但是,如果该方法无论如何都必须扫描表以验证可见性,那么它与普通的索引扫描有何不同?诀窍在一个称为可见性映射表的功能。每个堆表都有一个可见性映射表,用于跟踪哪些页面仅包含已知对所有活动事务可见的元组。每当一个索引方法返回指向可见性映射表中标记的页面的行 TID 时,您就可以确定其中的所有数据都对事务可见。
成本估算
只用索引的扫描,其成本由可见性映射表中标记的表页数决定。这是收集的统计信息:
SELECT relpages, relallvisible
FROM pg_class WHERE relname = 'events';
relpages | relallvisible
----------+---------------
5668 | 5668
(1 row)
索引扫描和只用索引的扫描,在成本估算上面的唯一区别是,后者将前者的 I/O 成本乘以可见性映射表中不存在的页面的比例。(处理成本保持不变。)

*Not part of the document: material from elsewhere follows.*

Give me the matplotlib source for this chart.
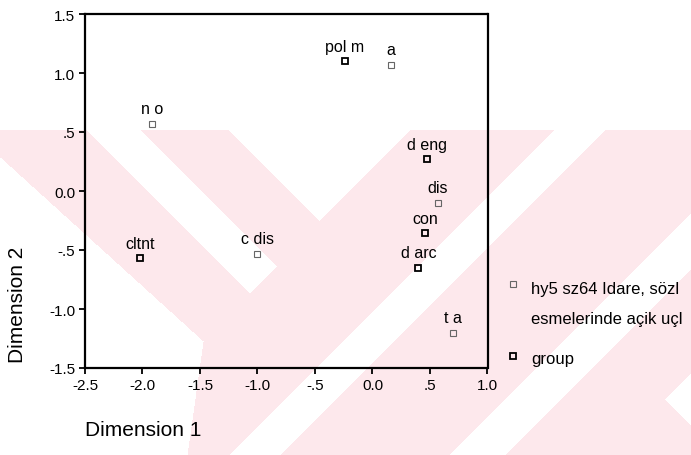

在此示例中,每个页面上的每个行版本,对每个事务都是可见的,因此在 I/O 上的开销基本上乘以零:
WITH costs(idx_cost, tbl_cost) AS (
SELECT
( SELECT round(
current_setting('random_page_cost')::real * pages +
current_setting('cpu_index_tuple_cost')::real * tuples +
current_setting('cpu_operator_cost')::real * tuples
)
FROM (
SELECT relpages * 0.0700 AS pages, reltuples * 0.0700 AS tuples
FROM pg_class WHERE relname = 'events_pkey'
) c
) AS idx_cost,
( SELECT round(
(1 - frac_visible) * -- the fraction of the pages not in the visibility map
current_setting('seq_page_cost')::real * pages +
current_setting('cpu_tuple_cost')::real * tuples
)
FROM (
SELECT relpages * 0.0700 AS pages,
reltuples * 0.0700 AS tuples,
relallvisible::real/relpages::real AS frac_visible
FROM pg_class WHERE relname = 'events'
) c
) AS tbl_cost
)
SELECT idx_cost, tbl_cost, idx_cost + tbl_cost AS total
FROM costs;
idx_cost | tbl_cost | total
----------+----------+-------
1356 | 734 | 2090
(1 row)
堆表中仍然存在的任何尚未清理的更改,都会增加总的计划成本(并使计划对优化器来说不太理想)。您可以使用EXPLAIN ANALYZE
命令,检查实际所需的堆元组获取次数:
CREATE TEMP TABLE events_tmp WITH (autovacuum_enabled = off)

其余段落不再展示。